特に高齢者など、デジタルサービスへの移行が難しい利用者層に対して、準備期間を設けることで混乱を最小限に抑える狙いがある。
■NTTの電話番号関連サービスの終了と継続の全体像
104番号案内サービスの終了に伴って企業や店舗の電話番号を掲載していた紙のタウンページ(冊子版)も発行・提供を終了する。これは両サービスが同一のデータベース、すなわち電話帳掲載情報を共有して運営されてきためだ。デジタル化とペーパーレス化の流れの一つであり、104の終了によって紙の電話帳文化も終わりを告げることとなる。
104が終了する理由は?時代の変化とサービスの現状
104番号案内サービスが終了する理由について、もう少し詳しく見ていこう。
■104終了の理由1:インターネットと携帯電話の発達により利用者数が大幅な減少
104番号案内サービス終了の最大の理由は、利用者数の劇的な減少だ。スマートフォンとインターネット検索の普及により、電話番号を調べる方法は大きく変化している。

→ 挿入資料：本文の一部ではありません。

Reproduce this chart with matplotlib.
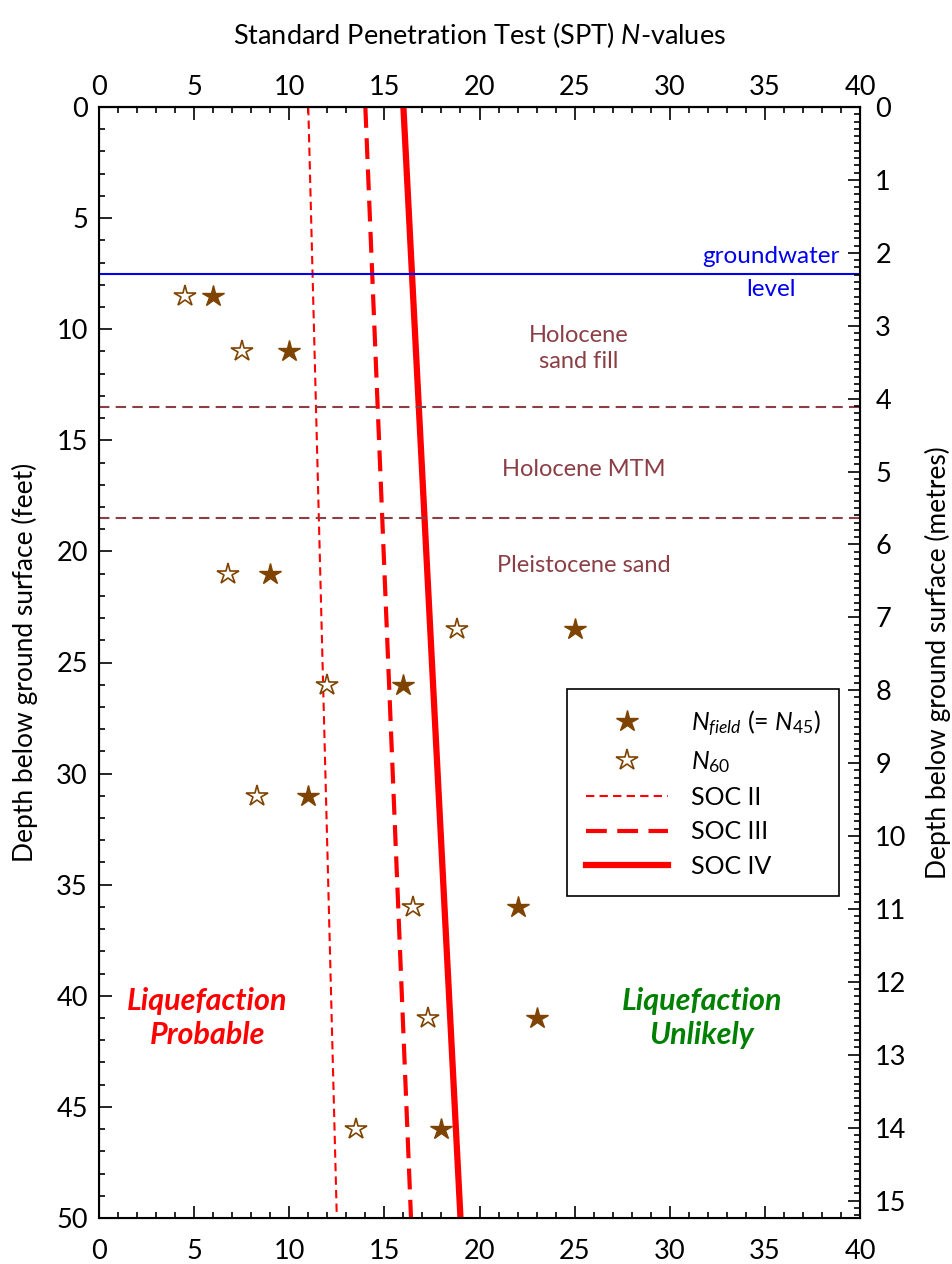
import matplotlib.pyplot as plt
from matplotlib.ticker import FixedLocator, MultipleLocator

plt.rcParams['font.family'] = ['Lato', 'DejaVu Sans']
plt.rcParams['mathtext.fontset'] = 'custom'
plt.rcParams['mathtext.rm'] = 'Lato'
plt.rcParams['mathtext.it'] = 'Lato:italic'

# -------------------------
# DATA
# -------------------------
depth_ft = [8.5, 11, 21, 23.5, 26, 31, 36, 41, 46]
n_field = [6, 10, 9, 25, 16, 11, 22, 23, 18]
n_60 = [4.5, 7.5, 6.8, 18.8, 12, 8.3, 16.5, 17.3, 13.5]

soc_depth = [0, 50]
soc_ii = [11, 12.5]
soc_iii = [14, 16.4]
soc_iv = [16, 19]

groundwater_ft = 7.5
layer_bounds_ft = [13.5, 18.5]
layer_names = ["Holocene\nsand fill", "Holocene MTM", "Pleistocene sand"]
layer_label_pos = [(25.2, 10.85), (25.5, 16.3), (25.5, 20.65)]

n_ticks = list(range(0, 41, 5))
n_minor = list(range(0, 41))

FT_TO_M = 0.3048
brown = '#7f4300'
layer_col = '#8b3f45'
FS = 19.5

fig = plt.figure(figsize=(9.53, 12.64), dpi=100)
ax = fig.add_axes([99/953, 1 - 1218/1264, 761/953, 1111/1264])

# lines
ax.plot(soc_ii, soc_depth, color='red', lw=1.5, dashes=(4, 2.5), label='SOC II')
ax.plot(soc_iii, soc_depth, color='red', lw=3, dashes=(5, 2.5), label='SOC III')
ax.plot(soc_iv, soc_depth, color='red', lw=4.5, label='SOC IV')

ax.axhline(groundwater_ft, color='#0000ee', lw=1.5)
for d in layer_bounds_ft:
    ax.axhline(d, color=layer_col, lw=1.5, dashes=(5, 3))

# points
ax.plot(n_field, depth_ft, ls='none', marker='*', ms=16, color=brown,
        mec=brown, label=r'$N_{field}$ (= $N_{\mathit{45}}$)')
ax.plot(n_60, depth_ft, ls='none', marker='*', ms=16, mfc='white',
        mec=brown, mew=1.2, label=r'$N_{\mathit{60}}$')

# text
ax.text(35.3, 6.75, "groundwater", color='#0000ee', fontsize=17.5, ha='center', va='center')
ax.text(35.3, 8.2, "level", color='#0000ee', fontsize=17.5, ha='center', va='center')
for name, (x, y) in zip(layer_names, layer_label_pos):
    ax.text(x, y, name, color=layer_col, fontsize=17, ha='center', va='center',
            linespacing=1.3)
ax.text(5.7, 41, "Liquefaction\nProbable", color='red', fontsize=22, fontweight='bold',
        style='italic', ha='center', va='center', linespacing=1.3)
ax.text(31.7, 41, "Liquefaction\nUnlikely", color='#008000', fontsize=22, fontweight='bold',
        style='italic', ha='center', va='center', linespacing=1.3)

# axes
ax.set_xlim(0, 40)
ax.set_ylim(50, 0)
ax.xaxis.set_major_locator(FixedLocator(n_ticks))
ax.xaxis.set_minor_locator(FixedLocator(n_minor))
ax.yaxis.set_major_locator(MultipleLocator(5))
ax.yaxis.set_minor_locator(MultipleLocator(1))
ax.tick_params(which='both', direction='in', labelsize=FS, width=1.2)
ax.tick_params(axis='x', pad=15)
ax.tick_params(axis='y', pad=8)
ax.tick_params(which='major', length=9)
ax.tick_params(which='minor', length=4.5)
ax.set_ylabel("Depth below ground surface (feet)", fontsize=19)
ax.yaxis.set_label_coords((25 - 99) / 761, 0.5)
ax.yaxis.label.set_va('center')
for s in ax.spines.values():
    s.set_linewidth(1.5)

top = ax.secondary_xaxis('top')
top.xaxis.set_major_locator(FixedLocator(n_ticks))
top.xaxis.set_minor_locator(FixedLocator(n_minor))
top.tick_params(which='both', direction='in', labelsize=FS, width=1.2, pad=5)
top.tick_params(which='major', length=9)
top.tick_params(which='minor', length=4.5)
top.spines['top'].set_linewidth(1.5)
top.set_xlabel("Standard Penetration Test (SPT) $\\mathit{N}$-values", fontsize=FS, labelpad=22)

ax2 = ax.twinx()
ax2.set_ylim(50 * FT_TO_M, 0)
ax2.yaxis.set_major_locator(MultipleLocator(1))
ax2.yaxis.set_minor_locator(MultipleLocator(0.1))
ax2.tick_params(which='both', direction='in', labelsize=FS, width=1.2, pad=11)
ax2.tick_params(which='major', length=9)
ax2.tick_params(which='minor', length=4.5)
ax2.set_ylabel("Depth below ground surface (metres)", fontsize=19)
ax2.yaxis.set_label_coords((938 - 99) / 761, 0.5)
ax2.yaxis.label.set_va('center')

handles, labels = ax.get_legend_handles_labels()
order = [3, 4, 0, 1, 2]
leg = ax.legend([handles[i] for i in order], [labels[i] for i in order],
                loc='upper left', bbox_to_anchor=(0.615, 0.476), fontsize=18,
                frameon=True, fancybox=False, edgecolor='black', framealpha=1,
                handlelength=3.3, borderpad=0.75, labelspacing=0.45, handletextpad=0.9,
                borderaxespad=0)
leg.get_frame().set_linewidth(1.2)

fig.savefig("out.png", dpi=100)
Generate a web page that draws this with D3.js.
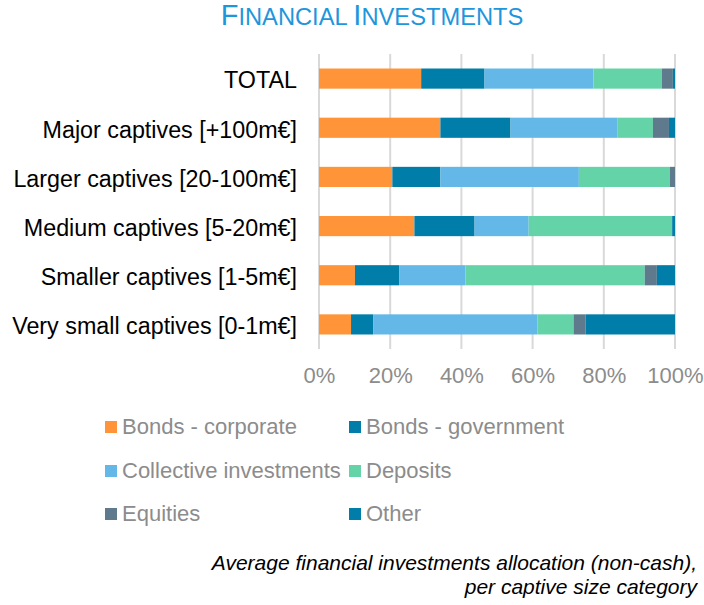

具体的な数字を見ると、ピーク時の1989年度には約12億8,000万件あった利用が、2022年度には約2,000万件と90%以上も減少している。
デジタルネイティブと呼ばれる若い世代の中には、104番号案内サービスの存在自体を知らない人も少なくない。
■104終了の理由2:タウンページ掲載件数減少との相関関係
104サービスの利用減少には、情報源そのものの変化も大きく影響している。
インターネット検索が主流となったことで、多くの企業や店舗は、自社ホームページやSNS、口コミサイト、Googleマップ(Googleビジネスプロフィール)などを利用した集客・情報発信にシフトしており、電話帳掲載のメリットが相対的に低下した。
■104終了の理由3:オペレーター対応コストと事業継続の判断
104番号案内サービスは、オペレーターによる人的対応を必要とする。利用件数がピーク時の10分の1以下まで減少する中、サービスを維持するためのコストが相対的に高くなったことも104のサービス終了を決定づける理由となった。
104終了後、電話番号はどうやって調べる?

利用者が減少していた104の電話番号案内だが、終了後はどうすれば良いのか気になる人も多いだろう。ここでは104の代替手段を解説する。
■104終了後の電話番号の調べ方1:インターネット検索
104サービス終了後、最も一般的な代替手段はインターネット検索だ。多くの企業や店舗は公式サイトやSNSアカウントを持っているため、Google検索を利用することで、企業や店舗の電話番号を無料かつ即座に調べられる。「○○(店舗名) 電話番号」「企業名 連絡先」「地域名 業種 電話番号」などの検索ワードを入力するとヒットしやすい。
Googleマップ上に表示される店舗情報(Googleビジネスプロフィール)も便利だ。地図アプリで店舗名を検索すると、電話番号だけでなく営業時間や口コミ情報も同時に確認できる。
■104終了後の電話番号の調べ方2:iタウンページ
104番号案内サービスの後継として、オンラインの電話帳サービス「iタウンページ」が提供されている。紙のタウンページに掲載されていた情報をインターネット上で検索できるサービスで、2026年4月以降も継続して利用可能だ。
検索エンジンを利用したインターネット検索に慣れていない場合は、電話帳機能に特化したこちらのサービスを利用しても良いだろう。
※参考:iタウンページ | 電話帳でおススメのお店・企業・学校・観光情報を無料検索
■サポートが必要な人・デジタルに不慣れな人への配慮と今後の対応
104サービスの終了で影響を受けるのは、インターネットやデジタル機器の操作が難しい高齢者や障害者だろう。
視覚障害者向けの点字電話帳や、障害者向けの番号案内サービス「ふれあい案内」は、2026年4月以降も継続される。
また、スマートフォンの音声アシスタント(SiriやGoogleアシスタント)を利用することで、文字入力が苦手でも電話番号を調べることが可能だ。
自治体の相談窓口や福祉サービスでも、デジタル機器の使い方をサポートする取り組みが広がっている。
大切なのは、104終了までの期間に代替手段を知って実際に使ってみること。家族や行政のサポートも活用しつつ、デジタルデバイド(情報格差)を縮小し、デジタルツールの活用を進めていくことが重要と言えるだろう。
※情報は万全を期していますが、正確性を保証するものではありません。